The U.S. Supreme Court will be deciding a case relating to pregnancy discrimination brought by a woman who says she was discriminated against by her employer, UPS, after she became pregnant. The result of the decision could affect how employers must treat their pregnant employees in the future, and what kinds of accommodations they must provide them due to the physical limitations that are often associated with being pregnant.
A one-hour argument was recently given to nine Supreme Court justices. Two out of three female judges who heard the arguments showed the most sympathy to the ex-UPS employee's claims; however, it is unclear at this time how the justices will rule on the matter.

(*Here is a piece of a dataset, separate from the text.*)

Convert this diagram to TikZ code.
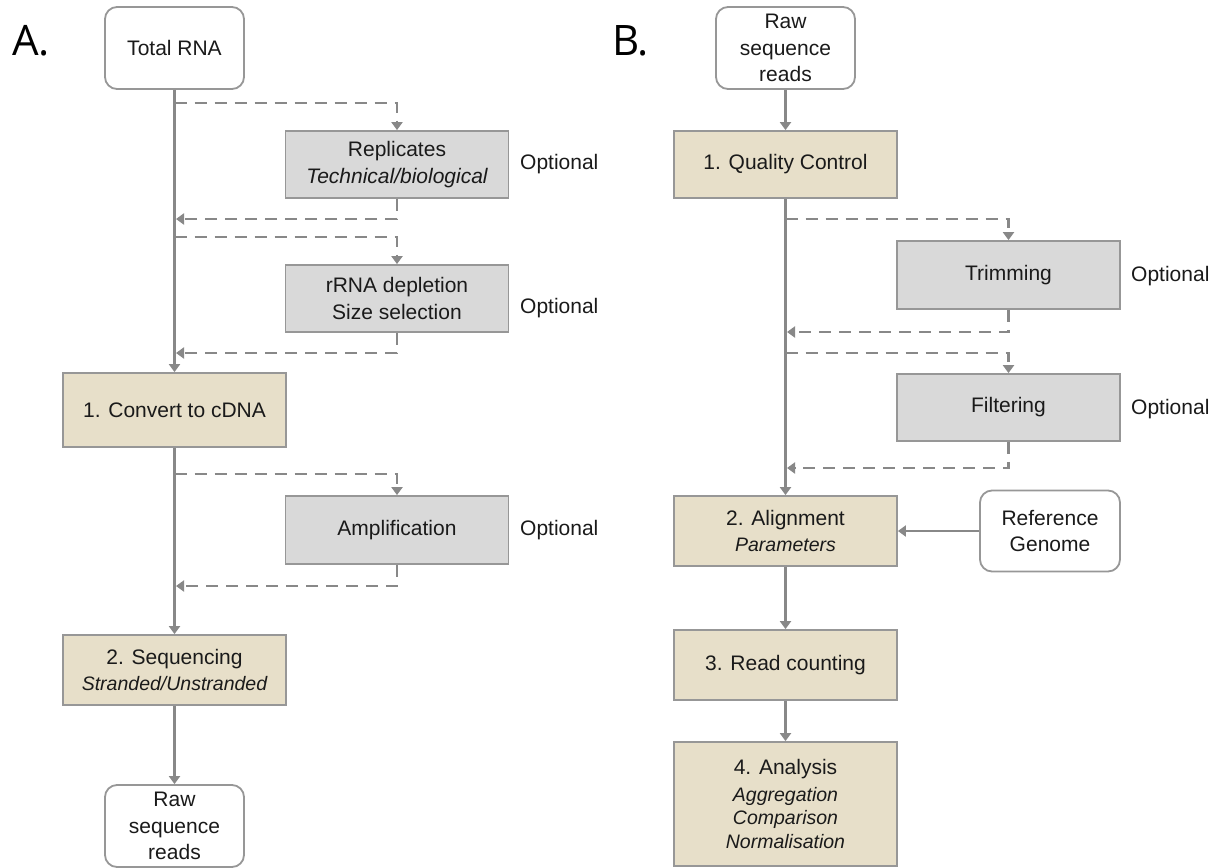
\documentclass[tikz,border=0pt]{standalone}
\usepackage{fontspec}
\setmainfont{Liberation Sans}
\newfontfamily\labfont{Open Sans}
\usetikzlibrary{arrows.meta}
\definecolor{tanfill}{HTML}{E7DFC9}
\definecolor{grayfill}{HTML}{D9D9D9}
\definecolor{edgecol}{HTML}{979797}
\definecolor{linecol}{HTML}{888888}
\definecolor{txtcol}{HTML}{1A1A1A}
\newcommand\mysub[2][19.5]{{\fontsize{#1}{25}\selectfont\itshape #2}}
\begin{document}
\begin{tikzpicture}[x=1pt,y=-1pt,
  base/.style={draw=edgecol, line width=1.8pt, align=center, inner sep=0pt, text=txtcol,
    font=\fontsize{21}{26.5}\selectfont},
  stepbox/.style={base, fill=tanfill, minimum width=223pt},
  optbox/.style={base, fill=grayfill, minimum width=223pt},
  endbox/.style={base, fill=white, rounded corners=12pt, minimum width=139pt, minimum height=82pt},
  opt/.style={anchor=west, inner sep=0pt, text=txtcol, font=\fontsize{21}{26}\selectfont},
  panel/.style={anchor=base west, inner sep=0pt, text=black, font=\labfont\fontsize{42}{42}\selectfont},
  flow/.style={draw=linecol, line width=2.8pt, -{Triangle[length=8pt,width=11pt]}},
  optflow/.style={draw=linecol, line width=2.8pt, dash pattern=on 12pt off 8pt, -{Triangle[length=8pt,width=11pt]}}
]
\useasboundingbox (0,0) rectangle (1219,868);

% ---------- Panel A ----------
\node[panel] (labA) at (12,55) {A.};
\node[endbox] (totA) at (174.5,48) {Total RNA};
\node[optbox, minimum height=67pt] (rep) at (397,164.5) {Replicates\\\mysub[21]{Technical/biological}};
\node[optbox, minimum height=67pt] (rrna) at (397,298.5) {rRNA depletion\\Size selection};
\node[stepbox, minimum height=74pt] (conv) at (174.5,410) {1. Convert to cDNA};
\node[optbox, minimum height=68pt] (amp) at (397,530) {Amplification};
\node[stepbox, minimum height=70pt] (seq) at (174.5,670) {2. Sequencing\\\mysub{Stranded/Unstranded}};
\node[endbox] (rawA) at (174.5,826) {Raw\\sequence\\reads};
\node[opt] (oA1) at (520,164) {Optional};
\node[opt] (oA2) at (520,308) {Optional};
\node[opt] (oA3) at (520,530) {Optional};

\draw[flow] (totA.south) -- (conv.north);
\draw[flow] (conv.south) -- (seq.north);
\draw[flow] (seq.south) -- (rawA.north);

\coordinate (d1) at (174.5,103);
\coordinate (r1) at (176,219);
\coordinate (d2) at (174.5,237);
\coordinate (r2) at (176,353);
\coordinate (d3) at (174.5,474);
\coordinate (r3) at (176,586);
\draw[optflow] (d1) -| (rep.north);
\draw[optflow] (rep.south) |- (r1);
\draw[optflow] (d2) -| (rrna.north);
\draw[optflow] (rrna.south) |- (r2);
\draw[optflow] (d3) -| (amp.north);
\draw[optflow] (amp.south) |- (r3);

% ---------- Panel B ----------
\node[panel] (labB) at (612,55) {B.};
\node[endbox] (rawB) at (785.5,48) {Raw\\sequence\\reads};
\node[stepbox, minimum height=67pt] (qc) at (785.5,164.5) {1. Quality Control};
\node[optbox, minimum height=68pt] (trim) at (1008.5,275) {Trimming};
\node[optbox, minimum height=67pt] (filt) at (1008.5,407.5) {Filtering};
\node[stepbox, minimum height=70pt] (align) at (785.5,531) {2. Alignment\\\mysub{Parameters}};
\node[endbox, minimum width=140pt, minimum height=81pt] (ref) at (1050,531) {Reference\\Genome};
\node[stepbox, minimum height=70pt] (count) at (785.5,665) {3. Read counting};
\node[stepbox, minimum height=124pt] (anal) at (785.5,804) {4. Analysis\\\mysub{Aggregation}\\[-3pt]\mysub{Comparison}\\[-3pt]\mysub{Normalisation}};
\node[opt] (oB1) at (1131,276) {Optional};
\node[opt] (oB2) at (1131,409) {Optional};

\draw[flow] (rawB.south) -- (qc.north);
\draw[flow] (qc.south) -- (align.north);
\draw[flow] (align.south) -- (count.north);
\draw[flow] (count.south) -- (anal.north);
\draw[flow] (ref.west) -- (ref.west -| align.east);

\coordinate (d4) at (785.5,219);
\coordinate (r4) at (787,332);
\coordinate (d5) at (785.5,353);
\coordinate (r5) at (787,468);
\draw[optflow] (d4) -| (trim.north);
\draw[optflow] (trim.south) |- (r4);
\draw[optflow] (d5) -| (filt.north);
\draw[optflow] (filt.south) |- (r5);
\end{tikzpicture}
\end{document}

Pregnant Worker Was Denied Standard Accommodation
The woman's employment law case focuses on whether UPS violated the Pregnancy Discrimination Act, which is a federal law that says pregnant women must be allowed temporary changes to their work duties after becoming pregnant. The female worker became pregnant in 2006, when she was an employee at a UPS facility in Maryland. The woman was advised by her midwife not to lift anything that weighed in excess of 20 pounds.
The woman claims that UPS provides non-pregnant workers with similar light-duty job assignments as a result of their medical conditions, but it has denied such accommodations to pregnant women, which she claims is both unfair and unlawful.
Victims of Workplace Discrimination Can Fight Back
This case is an important example of how women can suffer at the hands of unjust employers who discriminate against them while they are pregnant. Fortunately, those who are discriminated against on the job -- whether it be for pregnancy, race, sex, religion or some other reason -- have the law on their side. Victims of workplace discrimination can seek money to pay for lost income, lost opportunity, emotional turmoil and other damages that were caused by the discrimination.